[Instruction]
Return the listing below exactly, with the pictures dropped.

────────────────────

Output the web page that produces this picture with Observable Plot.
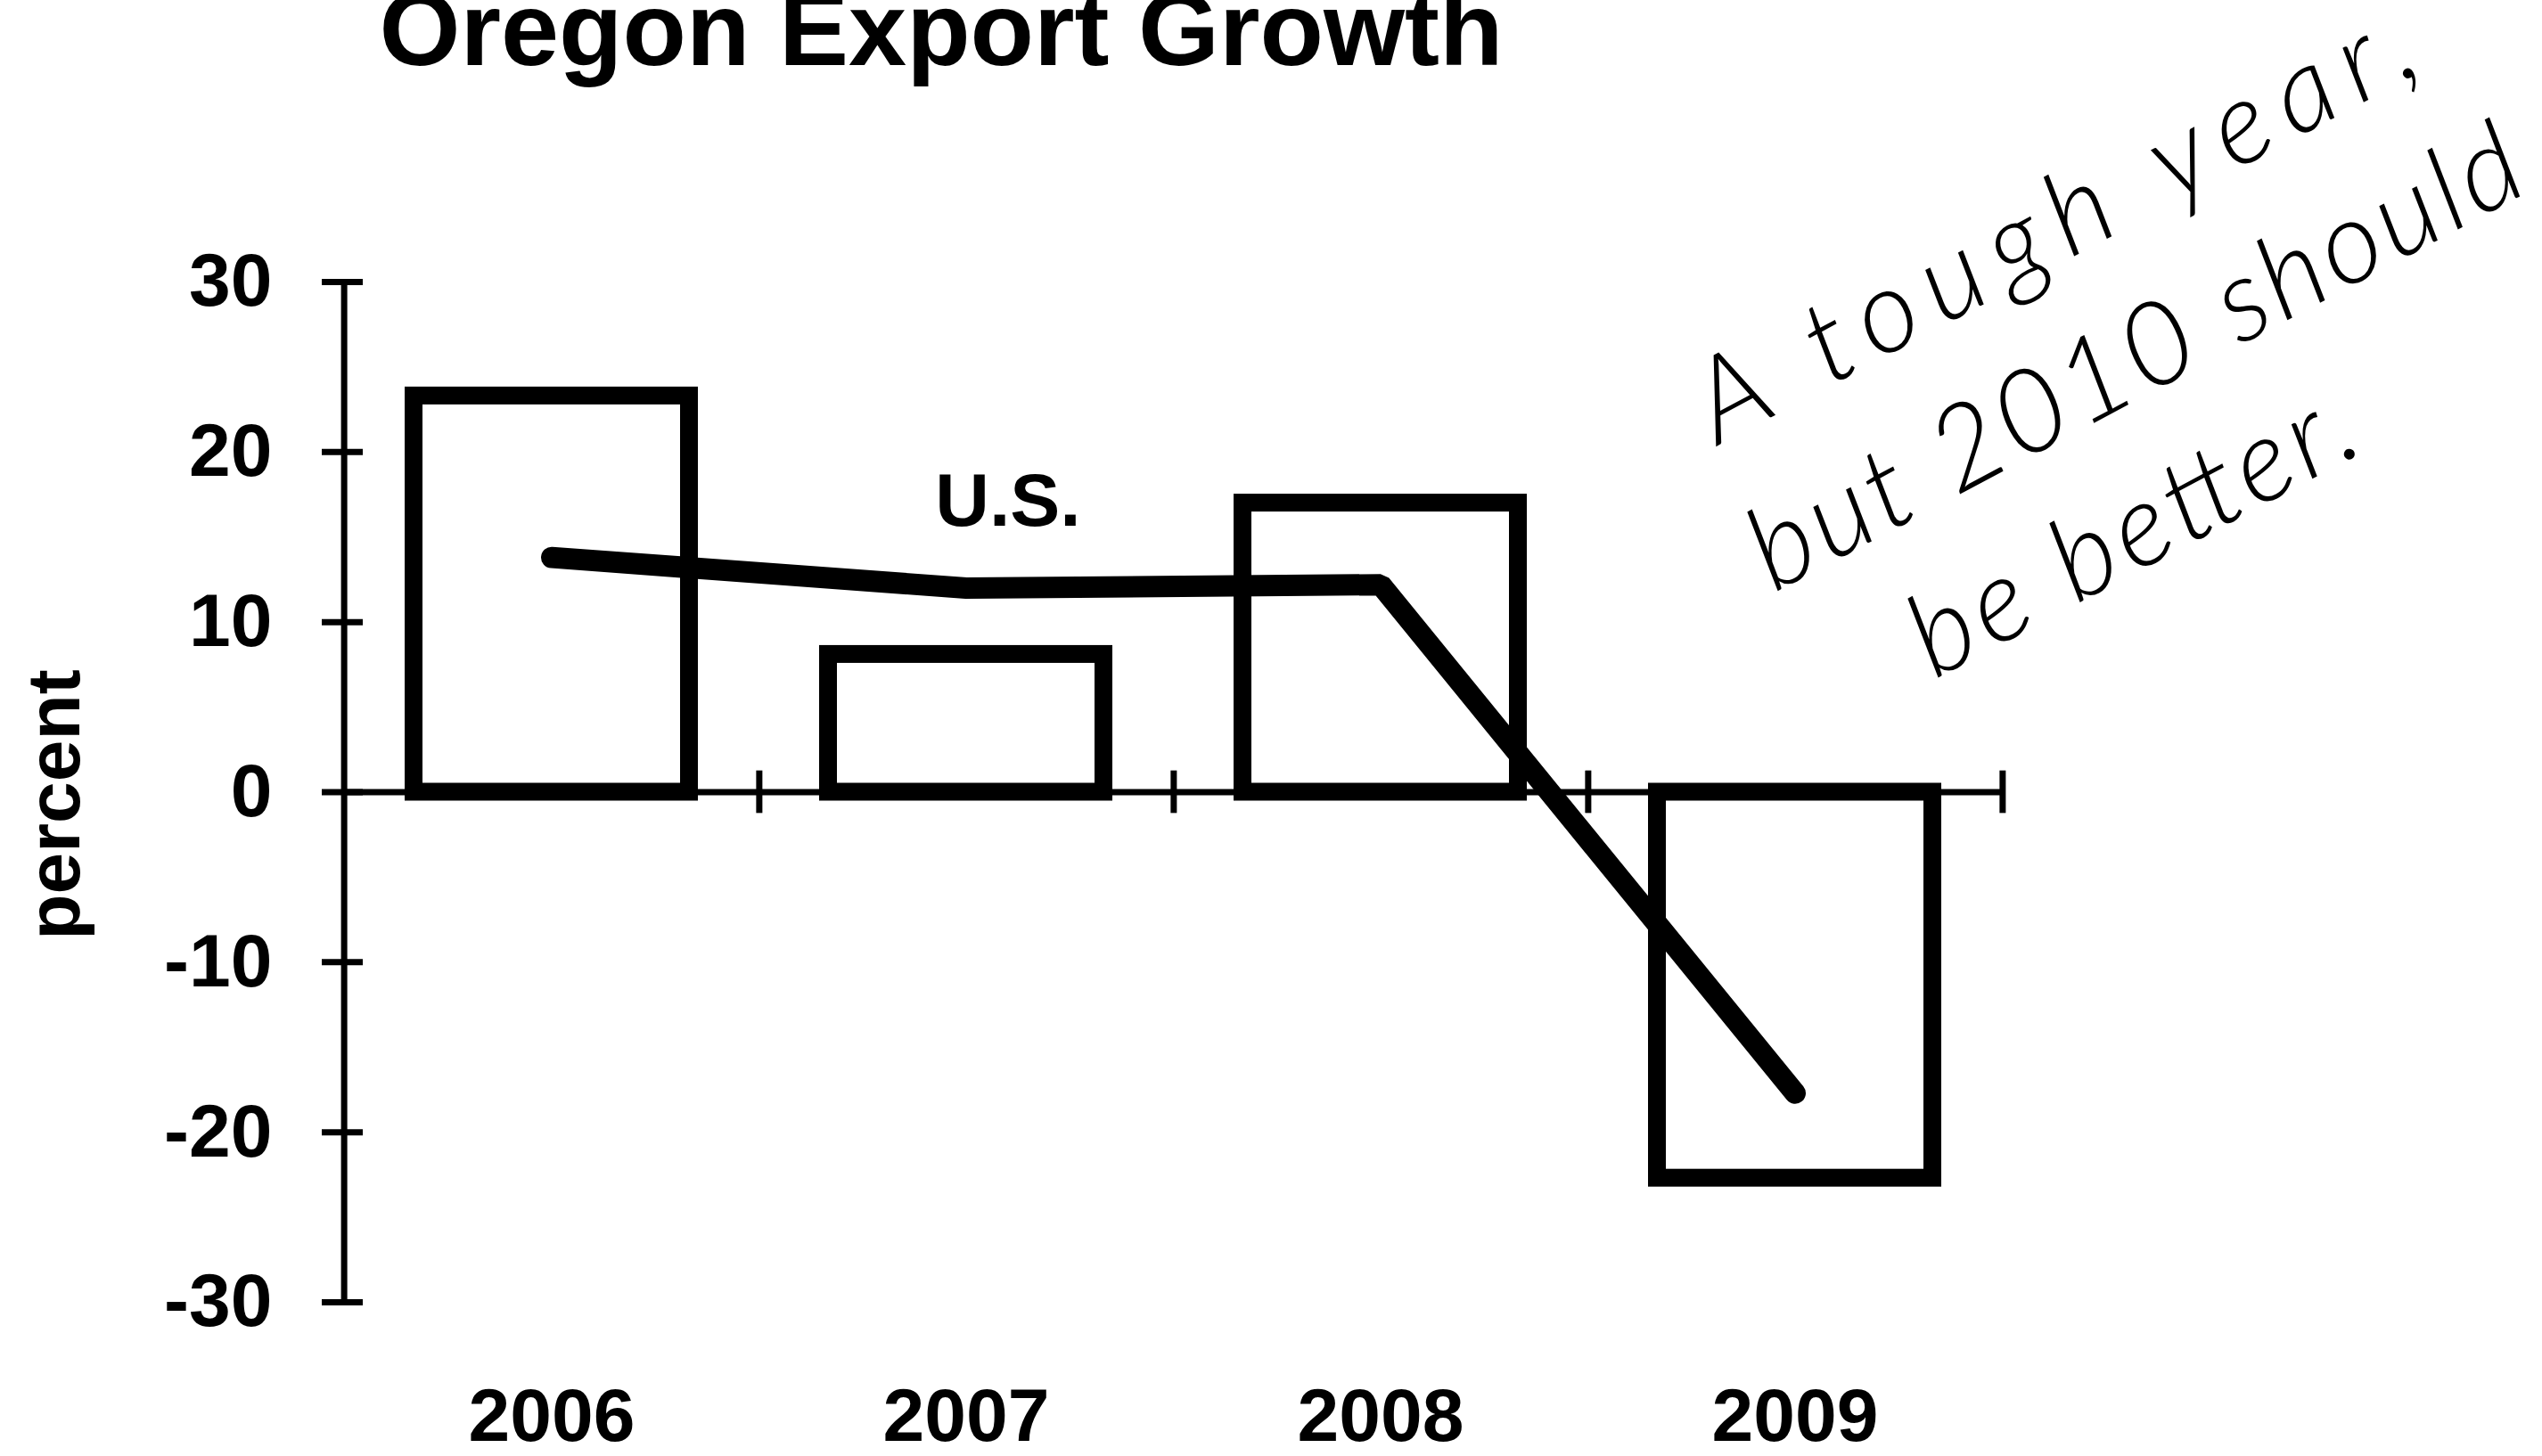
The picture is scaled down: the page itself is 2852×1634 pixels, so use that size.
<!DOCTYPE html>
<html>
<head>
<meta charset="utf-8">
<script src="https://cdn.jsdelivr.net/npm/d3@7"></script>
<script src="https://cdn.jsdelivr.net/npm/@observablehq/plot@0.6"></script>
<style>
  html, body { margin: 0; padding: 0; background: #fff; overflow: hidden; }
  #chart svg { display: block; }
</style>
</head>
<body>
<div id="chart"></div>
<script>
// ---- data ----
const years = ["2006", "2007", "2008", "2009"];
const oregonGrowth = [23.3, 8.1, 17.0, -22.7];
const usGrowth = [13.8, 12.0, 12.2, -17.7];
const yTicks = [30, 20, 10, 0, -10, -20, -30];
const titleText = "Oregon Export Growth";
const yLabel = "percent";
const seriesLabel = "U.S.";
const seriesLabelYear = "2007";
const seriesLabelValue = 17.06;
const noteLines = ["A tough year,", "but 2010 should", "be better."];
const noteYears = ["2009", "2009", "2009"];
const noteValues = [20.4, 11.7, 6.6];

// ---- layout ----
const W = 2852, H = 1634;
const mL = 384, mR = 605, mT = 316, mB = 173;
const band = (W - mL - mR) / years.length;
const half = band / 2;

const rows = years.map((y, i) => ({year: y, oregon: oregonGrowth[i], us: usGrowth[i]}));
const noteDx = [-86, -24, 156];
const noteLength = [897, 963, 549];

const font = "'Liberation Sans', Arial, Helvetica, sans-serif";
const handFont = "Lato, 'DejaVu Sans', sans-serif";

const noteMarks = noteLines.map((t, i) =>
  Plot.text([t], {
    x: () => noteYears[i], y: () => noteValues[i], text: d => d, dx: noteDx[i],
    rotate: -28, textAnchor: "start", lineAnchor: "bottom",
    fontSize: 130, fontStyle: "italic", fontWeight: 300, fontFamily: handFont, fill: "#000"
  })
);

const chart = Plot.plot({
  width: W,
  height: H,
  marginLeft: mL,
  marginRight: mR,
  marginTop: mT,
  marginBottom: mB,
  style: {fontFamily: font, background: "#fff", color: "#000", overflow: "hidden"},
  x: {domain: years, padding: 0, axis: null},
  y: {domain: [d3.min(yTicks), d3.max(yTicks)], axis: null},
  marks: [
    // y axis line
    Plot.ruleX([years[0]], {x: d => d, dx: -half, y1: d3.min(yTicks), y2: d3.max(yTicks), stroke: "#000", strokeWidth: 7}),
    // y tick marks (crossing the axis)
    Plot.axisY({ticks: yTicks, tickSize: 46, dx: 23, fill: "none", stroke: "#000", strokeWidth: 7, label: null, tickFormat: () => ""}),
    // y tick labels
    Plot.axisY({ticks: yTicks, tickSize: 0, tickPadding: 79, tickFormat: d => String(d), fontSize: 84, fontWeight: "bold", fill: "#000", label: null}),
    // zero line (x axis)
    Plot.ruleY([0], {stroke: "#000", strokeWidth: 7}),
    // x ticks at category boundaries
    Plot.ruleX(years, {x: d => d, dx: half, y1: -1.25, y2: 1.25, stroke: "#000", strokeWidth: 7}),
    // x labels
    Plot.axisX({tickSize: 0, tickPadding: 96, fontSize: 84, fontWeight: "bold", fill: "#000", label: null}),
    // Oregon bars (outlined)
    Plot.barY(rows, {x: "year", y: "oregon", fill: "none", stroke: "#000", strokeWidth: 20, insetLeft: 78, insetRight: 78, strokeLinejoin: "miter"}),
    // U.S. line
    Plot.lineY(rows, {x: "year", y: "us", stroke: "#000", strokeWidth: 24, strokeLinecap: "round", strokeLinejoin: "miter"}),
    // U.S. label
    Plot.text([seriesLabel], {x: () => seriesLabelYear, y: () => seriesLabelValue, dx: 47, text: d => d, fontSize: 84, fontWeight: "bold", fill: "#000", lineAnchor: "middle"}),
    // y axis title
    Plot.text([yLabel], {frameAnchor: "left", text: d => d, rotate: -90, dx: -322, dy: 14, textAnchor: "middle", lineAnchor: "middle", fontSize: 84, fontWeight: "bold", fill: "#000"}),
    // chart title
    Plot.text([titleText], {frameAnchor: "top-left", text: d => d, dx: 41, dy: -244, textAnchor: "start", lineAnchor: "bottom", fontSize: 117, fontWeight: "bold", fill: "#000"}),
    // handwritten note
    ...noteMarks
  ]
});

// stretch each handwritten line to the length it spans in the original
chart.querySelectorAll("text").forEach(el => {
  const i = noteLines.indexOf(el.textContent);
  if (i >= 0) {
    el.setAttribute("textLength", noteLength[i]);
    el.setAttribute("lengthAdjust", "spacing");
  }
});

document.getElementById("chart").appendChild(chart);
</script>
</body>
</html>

────────────────────

[Task solution]
Output the web page that produces this picture with Observable Plot.
The picture is scaled down: the page itself is 2852×1634 pixels, so use that size.
<!DOCTYPE html>
<html>
<head>
<meta charset="utf-8">
<script src="https://cdn.jsdelivr.net/npm/d3@7"></script>
<script src="https://cdn.jsdelivr.net/npm/@observablehq/plot@0.6"></script>
<style>
  html, body { margin: 0; padding: 0; background: #fff; overflow: hidden; }
  #chart svg { display: block; }
</style>
</head>
<body>
<div id="chart"></div>
<script>
// ---- data ----
const years = ["2006", "2007", "2008", "2009"];
const oregonGrowth = [23.3, 8.1, 17.0, -22.7];
const usGrowth = [13.8, 12.0, 12.2, -17.7];
const yTicks = [30, 20, 10, 0, -10, -20, -30];
const titleText = "Oregon Export Growth";
const yLabel = "percent";
const seriesLabel = "U.S.";
const seriesLabelYear = "2007";
const seriesLabelValue = 17.06;
const noteLines = ["A tough year,", "but 2010 should", "be better."];
const noteYears = ["2009", "2009", "2009"];
const noteValues = [20.4, 11.7, 6.6];

// ---- layout ----
const W = 2852, H = 1634;
const mL = 384, mR = 605, mT = 316, mB = 173;
const band = (W - mL - mR) / years.length;
const half = band / 2;

const rows = years.map((y, i) => ({year: y, oregon: oregonGrowth[i], us: usGrowth[i]}));
const noteDx = [-86, -24, 156];
const noteLength = [897, 963, 549];

const font = "'Liberation Sans', Arial, Helvetica, sans-serif";
const handFont = "Lato, 'DejaVu Sans', sans-serif";

const noteMarks = noteLines.map((t, i) =>
  Plot.text([t], {
    x: () => noteYears[i], y: () => noteValues[i], text: d => d, dx: noteDx[i],
    rotate: -28, textAnchor: "start", lineAnchor: "bottom",
    fontSize: 130, fontStyle: "italic", fontWeight: 300, fontFamily: handFont, fill: "#000"
  })
);

const chart = Plot.plot({
  width: W,
  height: H,
  marginLeft: mL,
  marginRight: mR,
  marginTop: mT,
  marginBottom: mB,
  style: {fontFamily: font, background: "#fff", color: "#000", overflow: "hidden"},
  x: {domain: years, padding: 0, axis: null},
  y: {domain: [d3.min(yTicks), d3.max(yTicks)], axis: null},
  marks: [
    // y axis line
    Plot.ruleX([years[0]], {x: d => d, dx: -half, y1: d3.min(yTicks), y2: d3.max(yTicks), stroke: "#000", strokeWidth: 7}),
    // y tick marks (crossing the axis)
    Plot.axisY({ticks: yTicks, tickSize: 46, dx: 23, fill: "none", stroke: "#000", strokeWidth: 7, label: null, tickFormat: () => ""}),
    // y tick labels
    Plot.axisY({ticks: yTicks, tickSize: 0, tickPadding: 79, tickFormat: d => String(d), fontSize: 84, fontWeight: "bold", fill: "#000", label: null}),
    // zero line (x axis)
    Plot.ruleY([0], {stroke: "#000", strokeWidth: 7}),
    // x ticks at category boundaries
    Plot.ruleX(years, {x: d => d, dx: half, y1: -1.25, y2: 1.25, stroke: "#000", strokeWidth: 7}),
    // x labels
    Plot.axisX({tickSize: 0, tickPadding: 96, fontSize: 84, fontWeight: "bold", fill: "#000", label: null}),
    // Oregon bars (outlined)
    Plot.barY(rows, {x: "year", y: "oregon", fill: "none", stroke: "#000", strokeWidth: 20, insetLeft: 78, insetRight: 78, strokeLinejoin: "miter"}),
    // U.S. line
    Plot.lineY(rows, {x: "year", y: "us", stroke: "#000", strokeWidth: 24, strokeLinecap: "round", strokeLinejoin: "miter"}),
    // U.S. label
    Plot.text([seriesLabel], {x: () => seriesLabelYear, y: () => seriesLabelValue, dx: 47, text: d => d, fontSize: 84, fontWeight: "bold", fill: "#000", lineAnchor: "middle"}),
    // y axis title
    Plot.text([yLabel], {frameAnchor: "left", text: d => d, rotate: -90, dx: -322, dy: 14, textAnchor: "middle", lineAnchor: "middle", fontSize: 84, fontWeight: "bold", fill: "#000"}),
    // chart title
    Plot.text([titleText], {frameAnchor: "top-left", text: d => d, dx: 41, dy: -244, textAnchor: "start", lineAnchor: "bottom", fontSize: 117, fontWeight: "bold", fill: "#000"}),
    // handwritten note
    ...noteMarks
  ]
});

// stretch each handwritten line to the length it spans in the original
chart.querySelectorAll("text").forEach(el => {
  const i = noteLines.indexOf(el.textContent);
  if (i >= 0) {
    el.setAttribute("textLength", noteLength[i]);
    el.setAttribute("lengthAdjust", "spacing");
  }
});

document.getElementById("chart").appendChild(chart);
</script>
</body>
</html>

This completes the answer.